Setelah nasyid generasi pertama berlalu, sekitar tahun 2000 ke atas muncul nasyid generasi pertama. Tentu saja makna keislamannya tidak hilang, hanya saja nasyid generasi kedua secara musikalitas lebih ringan.

Sebut saja grup yang terkenal dalam generasi kedua, seperti Edcoustic, Shaffix, Gradasi, Tashiru, dan lain-lain. Pada generasi kedua, instrumen musik pop lebih nyata dibanding generasi sebelumnya.

Misalnya bisa didengarkan dalam lagu-lagu Edcoustic dan Shaffix. Tema-tema percintaan juga lebih banyak walaupun tetap menjaga norma keislaman.

Generasi Baru 

Meskipun sempat tenggelam pada generasi kedua, bukan berarti musik Islami hilang begitu saja. Pada 2006, grup band pop ramai-ramai membuat lagu Islami.

Ungu mengawali dengan album Surgamu. Serta Gigi yang mengaransemen ulang lagu-lagu Nasida Ria dengan versi Rock.

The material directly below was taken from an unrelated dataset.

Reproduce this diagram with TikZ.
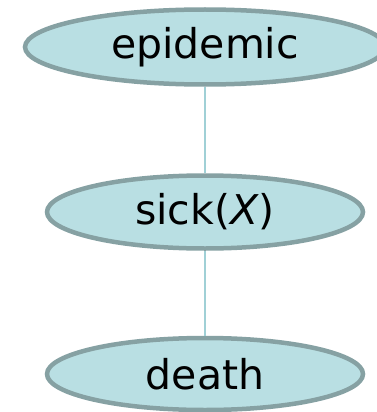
\documentclass[tikz,border=0pt]{standalone}
\usepackage{fontspec}
\setmainfont{DejaVu Sans}
\usetikzlibrary{shapes.geometric}
\definecolor{nodefill}{HTML}{B9DFE3}
\definecolor{nodeedge}{HTML}{86A1A3}
\definecolor{linkcol}{HTML}{A0D0D6}
\tikzset{
  event/.style={ellipse, draw=nodeedge, fill=nodefill, line width=4.5pt,
    inner sep=0pt, font=\fontsize{41}{49}\selectfont},
  link/.style={draw=linkcol, line width=1.2pt}
}
\begin{document}
\begin{tikzpicture}[x=1pt,y=-1pt]
  \useasboundingbox (0,0) rectangle (377,412);
  \node[event, minimum width=360pt, minimum height=75pt] (epi) at (205,47) {epidemic};
  \node[event, minimum width=316pt, minimum height=73pt] (sick) at (205,212) {sick(\textit{X})};
  \node[event, minimum width=316pt, minimum height=72pt] (death) at (205,374) {death};
  \draw[link] (epi.south) -- (sick.north);
  \draw[link] (sick.south) -- (death.north);
\end{tikzpicture}
\end{document}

Grup band pop memanfaatkan Ramadan sebagai momentum memasarkan karya-karya religi mereka. Muncul juga penyanyi solo religi, seperti Opick yang lagunya meledak hingga saat ini.

Jika genre nasyid lebih eksklusif untuk kalangan muslim, terutama aktivitas dakwah kampus. Musik Islami mejadi lebih lebih luas penyebarannya di masyarakat.

Ungu dan Gigi memperoleh sambutan dan antusiasme yang baik dari masyarakat. Hal ini membuat seniman-seniman lain mengikuti jejak mereka.

Tercatat Afgan, Radja, Rossa, ST12, Vagetoz, dan musisi lainnya membuat lagu-lagu Islami. Berkembangnya musik pop religi ternyata tak hanya di Tanah Air, namun juga dalam musik internasional.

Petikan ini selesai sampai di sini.